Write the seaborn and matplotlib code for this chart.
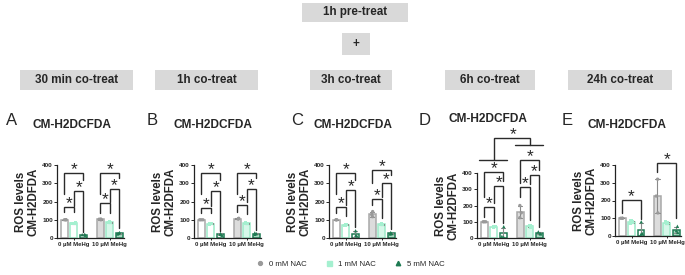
import numpy as np
import pandas as pd
import matplotlib
matplotlib.use("Agg")
import matplotlib.pyplot as plt
from matplotlib.patches import Rectangle
from matplotlib.lines import Line2D
import seaborn as sns

# ---------------- data ----------------
groups = ["0 µM MeHg", "10 µM MeHg"]
nac_levels = ["0 mM NAC", "1 mM NAC", "5 mM NAC"]
panel_letters = ["A", "B", "C", "D", "E"]
co_treat = ["30 min co-treat", "1h co-treat", "3h co-treat", "6h co-treat", "24h co-treat"]
yticks = [0, 100, 200, 300, 400]

# replicates: first three -> 0 µM MeHg, last three -> 10 µM MeHg
A_nac0 = [100, 100, 100, 100, 104, 103]
A_nac1 = [82, 78, 80, 88, 84, 86]
A_nac5 = [20, 15, 18, 30, 22, 25]
B_nac0 = [100, 100, 100, 108, 104, 106]
B_nac1 = [80, 76, 78, 83, 78, 80]
B_nac5 = [25, 15, 20, 28, 20, 24]
C_nac0 = [100, 100, 100, 145, 128, 117]
C_nac1 = [75, 70, 72, 78, 73, 75]
C_nac5 = [40, 15, 11, 30, 24, 22]
D_nac0 = [100, 100, 100, 200, 155, 125]
D_nac1 = [72, 66, 68, 75, 68, 70]
D_nac5 = [70, 10, 4, 38, 28, 25]
E_nac0 = [100, 100, 100, 320, 225, 130]
E_nac1 = [85, 78, 72, 80, 75, 70]
E_nac5 = [80, 15, 10, 55, 30, 20]

# significance brackets: (group, bar_i, bar_j, line level, left leg end, right leg end)
sig_A = [(0, 0, 1, 168, 140, 140), (0, 1, 2, 260, 178, 35), (0, 0, 2, 358, 240, 320),
         (1, 0, 1, 190, 137, 137), (1, 1, 2, 268, 200, 55), (1, 0, 2, 358, 240, 330)]
sig_B = [(0, 0, 1, 163, 135, 135), (0, 1, 2, 259, 175, 40), (0, 0, 2, 358, 240, 320),
         (1, 0, 1, 181, 140, 130), (1, 1, 2, 267, 195, 45), (1, 0, 2, 358, 240, 330)]
sig_C = [(0, 0, 1, 168, 135, 120), (0, 1, 2, 263, 180, 60), (0, 0, 2, 358, 240, 320),
         (1, 0, 1, 212, 180, 110), (1, 1, 2, 300, 225, 50), (1, 0, 2, 373, 300, 345)]
sig_D = [(0, 0, 1, 193, 130, 100), (0, 1, 2, 320, 215, 95), (0, 0, 2, 404, 250, 350),
         (1, 0, 1, 316, 250, 110), (1, 1, 2, 388, 330, 65), (1, 0, 2, 480, 340, 420)]
sig_E = [(0, 0, 2, 203, 130, 95), (1, 0, 2, 410, 360, 100)]
D_group_lines = [(0, 480), (1, 572)]
D_top = (618, 480, 572)

panels = [
    (A_nac0, A_nac1, A_nac5, sig_A),
    (B_nac0, B_nac1, B_nac5, sig_B),
    (C_nac0, C_nac1, C_nac5, sig_C),
    (D_nac0, D_nac1, D_nac5, sig_D),
    (E_nac0, E_nac1, E_nac5, sig_E),
]

# ---------------- style ----------------
sns.set_style("ticks")
plt.rcParams["font.family"] = ["Liberation Sans", "DejaVu Sans"]

edge_cols = ["#A8A8A8", "#9DEBC9", "#1E7B53"]
fill_g2 = ["#DCDCDC", "#D6F7E9", "#A9DCC3"]
pt_cols = ["#9A9A9A", "#A5F0D0", "#1E7B53"]
markers = ["o", "s", "^"]
box_col = "#D9D9D9"
line_col = "#2b2b2b"

W, H = 685, 275
fig = plt.figure(figsize=(W / 100, H / 100), dpi=100)


def frect(x0, y0, x1, y1):
    return [x0 / W, 1 - y1 / H, (x1 - x0) / W, (y1 - y0) / H]


axes_px = [(57, 165, 124, 238), (194, 165, 261, 238), (329, 165, 396, 238),
           (477, 173, 544, 238), (615, 165, 681, 236)]
letter_x = [6, 147, 291, 419, 562]
title_x = [72, 213, 353, 488, 627]
title_y = [125, 125, 125, 119, 125]
box_px = [(20, 133), (155, 258), (310, 392), (445, 535), (568, 672)]

np.random.seed(4)
slot = 0.8 / 3


def bx(g, i):
    return g + (i - 1) * slot


def star(ax, x, y):
    ax.annotate("*", xy=(x, y), xytext=(0, 2.4), textcoords="offset points",
                ha="center", va="center", fontsize=12.5, annotation_clip=False)


for k, (n0, n1, n5, sig) in enumerate(panels):
    ax = fig.add_axes(frect(*axes_px[k]))
    rows = []
    for lvl, vals in zip(nac_levels, [n0, n1, n5]):
        for idx, v in enumerate(vals):
            rows.append({"MeHg": groups[idx // 3], "NAC": lvl, "ROS": v})
    df = pd.DataFrame(rows)

    sns.barplot(data=df, x="MeHg", y="ROS", hue="NAC", order=groups, hue_order=nac_levels,
                palette=edge_cols, errorbar="sd", capsize=0.35, gap=0.28, width=0.8,
                err_kws={"linewidth": 0.8, "color": "#8a8a8a"}, ax=ax, legend=False)
    for p in ax.patches:
        c = p.get_x() + p.get_width() / 2
        g = int(round(c))
        h = int(round((c - g) / slot)) + 1
        p.set_edgecolor(edge_cols[h])
        p.set_linewidth(1.1)
        p.set_facecolor("white" if g == 0 else fill_g2[h])

    for lvl, mk in zip(nac_levels, markers):
        sns.stripplot(data=df[df["NAC"] == lvl], x="MeHg", y="ROS", hue="NAC", order=groups,
                      hue_order=nac_levels, palette=pt_cols, dodge=True, jitter=0.15,
                      marker=mk, size=2.4, linewidth=0, ax=ax, legend=False, zorder=3)

    # significance brackets
    for (g, i, j, y, lb, rb) in sig:
        x1, x2 = bx(g, i), bx(g, j)
        ax.plot([x1, x1, x2, x2], [lb, y, y, rb], color=line_col, lw=1.0,
                clip_on=False, solid_joinstyle="miter")
        star(ax, (x1 + x2) / 2, y)
    if k == 3:
        for (g, y) in D_group_lines:
            ax.plot([g - 0.42, g + 0.36], [y, y], color=line_col, lw=1.0, clip_on=False)
        yt, yl, yr = D_top
        ax.plot([0, 0, 1, 1], [yl, yt, yt, yr], color=line_col, lw=1.0, clip_on=False,
                solid_joinstyle="miter")
        star(ax, 0.55, yt)

    ax.set_xlim(-0.47, 1.4)
    ax.set_ylim(0, 400)
    ax.set_yticks(yticks)
    ax.set_yticklabels([str(t) for t in yticks], fontsize=4.6, fontweight="bold")
    ax.set_xticks([0, 1])
    ax.set_xticklabels(groups, fontsize=4.3, fontweight="bold")
    ax.tick_params(axis="y", length=2, width=0.7, pad=1)
    ax.tick_params(axis="x", length=1.5, width=0.7, pad=1.5)
    ax.set_xlabel("")
    ax.set_ylabel("ROS levels\nCM-H2DFDA", fontsize=8.3, fontweight="bold", labelpad=2,
                  linespacing=1.0)
    sns.despine(ax=ax)
    for s in ["left", "bottom"]:
        ax.spines[s].set_linewidth(0.9)
        ax.spines[s].set_color("#222222")

    # panel letter and title
    fig.text(letter_x[k] / W, 1 - 121 / H, panel_letters[k], fontsize=12, ha="left", va="center")
    fig.text(title_x[k] / W, 1 - title_y[k] / H, "CM-H2DCFDA", fontsize=8.6,
             fontweight="bold", ha="center", va="center")

    # co-treat box
    x0, x1 = box_px[k]
    fig.add_artist(Rectangle((x0 / W, 1 - 90 / H), (x1 - x0) / W, 20 / H,
                             transform=fig.transFigure, facecolor=box_col, edgecolor="none"))
    fig.text((x0 + x1) / 2 / W, 1 - 80 / H, co_treat[k], fontsize=8.4, fontweight="bold",
             ha="center", va="center")

# top boxes
fig.add_artist(Rectangle((302 / W, 1 - 22 / H), 106 / W, 19 / H, transform=fig.transFigure,
                         facecolor=box_col, edgecolor="none"))
fig.text(355 / W, 1 - 12.5 / H, "1h pre-treat", fontsize=8.4, fontweight="bold",
         ha="center", va="center")
fig.add_artist(Rectangle((342 / W, 1 - 55 / H), 28 / W, 22 / H, transform=fig.transFigure,
                         facecolor=box_col, edgecolor="none"))
fig.text(356 / W, 1 - 44 / H, "+", fontsize=8.4, fontweight="bold", ha="center", va="center")

# legend
handles = [Line2D([], [], ls="none", marker=m, color=c, markersize=ms)
           for m, c, ms in zip(markers, pt_cols, [2.8, 3.6, 3.2])]
fig.legend(handles, nac_levels, loc="center", bbox_to_anchor=(350 / W, 1 - 264 / H), ncol=3,
           frameon=False, fontsize=5.6, handletextpad=0.6, columnspacing=2.2, handlelength=1.2)

fig.savefig("out.png", dpi=100)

━━━━━━━━━━━━━━━━━━━━

* _Task to complete_
Copy nothing but the lines from the first one in the listing through the line with "E_nac5 = [80, 15, 10, 55, 30, 20]", and omit the pictures.

* _Output for this task_
Write the seaborn and matplotlib code for this chart.
import numpy as np
import pandas as pd
import matplotlib
matplotlib.use("Agg")
import matplotlib.pyplot as plt
from matplotlib.patches import Rectangle
from matplotlib.lines import Line2D
import seaborn as sns

# ---------------- data ----------------
groups = ["0 µM MeHg", "10 µM MeHg"]
nac_levels = ["0 mM NAC", "1 mM NAC", "5 mM NAC"]
panel_letters = ["A", "B", "C", "D", "E"]
co_treat = ["30 min co-treat", "1h co-treat", "3h co-treat", "6h co-treat", "24h co-treat"]
yticks = [0, 100, 200, 300, 400]

# replicates: first three -> 0 µM MeHg, last three -> 10 µM MeHg
A_nac0 = [100, 100, 100, 100, 104, 103]
A_nac1 = [82, 78, 80, 88, 84, 86]
A_nac5 = [20, 15, 18, 30, 22, 25]
B_nac0 = [100, 100, 100, 108, 104, 106]
B_nac1 = [80, 76, 78, 83, 78, 80]
B_nac5 = [25, 15, 20, 28, 20, 24]
C_nac0 = [100, 100, 100, 145, 128, 117]
C_nac1 = [75, 70, 72, 78, 73, 75]
C_nac5 = [40, 15, 11, 30, 24, 22]
D_nac0 = [100, 100, 100, 200, 155, 125]
D_nac1 = [72, 66, 68, 75, 68, 70]
D_nac5 = [70, 10, 4, 38, 28, 25]
E_nac0 = [100, 100, 100, 320, 225, 130]
E_nac1 = [85, 78, 72, 80, 75, 70]
E_nac5 = [80, 15, 10, 55, 30, 20]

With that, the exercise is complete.